— START OF THE DATA —
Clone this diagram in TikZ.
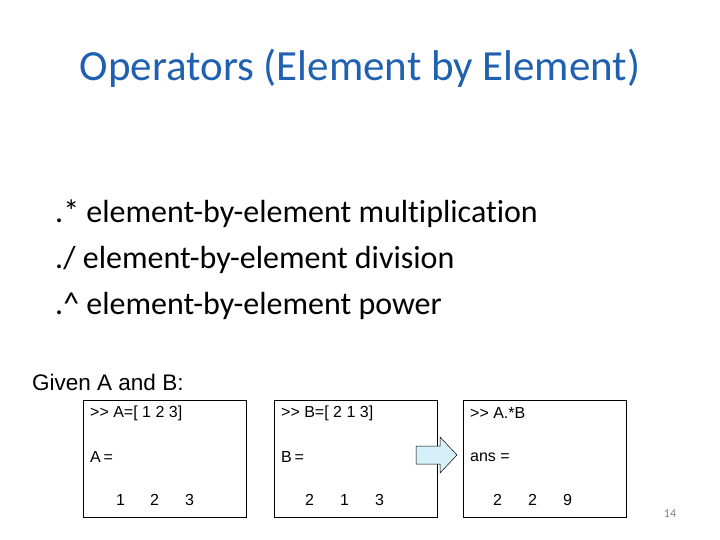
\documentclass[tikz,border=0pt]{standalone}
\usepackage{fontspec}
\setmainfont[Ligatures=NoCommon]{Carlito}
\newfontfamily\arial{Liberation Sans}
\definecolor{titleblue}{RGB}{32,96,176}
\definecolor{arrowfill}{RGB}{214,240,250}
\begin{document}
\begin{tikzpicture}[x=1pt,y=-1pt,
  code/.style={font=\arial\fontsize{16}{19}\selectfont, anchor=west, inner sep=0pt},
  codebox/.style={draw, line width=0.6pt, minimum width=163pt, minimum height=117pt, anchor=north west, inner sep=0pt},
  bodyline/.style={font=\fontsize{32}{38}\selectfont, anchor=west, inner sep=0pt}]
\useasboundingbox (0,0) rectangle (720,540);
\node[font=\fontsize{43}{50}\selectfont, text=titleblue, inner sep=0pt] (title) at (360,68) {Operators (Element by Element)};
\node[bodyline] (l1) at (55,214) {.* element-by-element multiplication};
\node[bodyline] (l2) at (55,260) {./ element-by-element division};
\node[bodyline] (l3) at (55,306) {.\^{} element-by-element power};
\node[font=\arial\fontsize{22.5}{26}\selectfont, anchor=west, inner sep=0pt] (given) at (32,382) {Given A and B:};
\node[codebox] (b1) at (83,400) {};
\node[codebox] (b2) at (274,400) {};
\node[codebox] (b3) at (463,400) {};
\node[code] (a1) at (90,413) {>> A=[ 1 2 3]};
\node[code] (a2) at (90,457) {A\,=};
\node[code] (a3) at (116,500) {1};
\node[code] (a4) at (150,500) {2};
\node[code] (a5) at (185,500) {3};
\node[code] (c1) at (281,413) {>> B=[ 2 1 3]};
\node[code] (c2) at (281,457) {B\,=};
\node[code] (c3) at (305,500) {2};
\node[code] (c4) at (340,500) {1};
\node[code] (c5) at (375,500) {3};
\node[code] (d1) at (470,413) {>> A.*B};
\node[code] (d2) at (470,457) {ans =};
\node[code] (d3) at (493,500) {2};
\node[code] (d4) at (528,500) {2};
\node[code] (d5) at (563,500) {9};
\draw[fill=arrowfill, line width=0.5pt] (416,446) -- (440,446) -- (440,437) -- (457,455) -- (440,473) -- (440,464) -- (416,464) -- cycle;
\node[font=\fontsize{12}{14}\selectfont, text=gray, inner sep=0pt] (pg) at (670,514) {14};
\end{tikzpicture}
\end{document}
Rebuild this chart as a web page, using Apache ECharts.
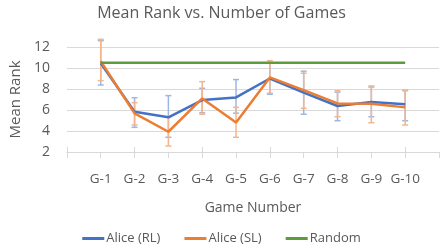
— END OF THE DATA —
* **EXERCISE OBJECTIVE**
Copy each line of the records that contains the word "this".

* **WRITTEN SOLUTION**
Clone this diagram in TikZ.
Rebuild this chart as a web page, using Apache ECharts.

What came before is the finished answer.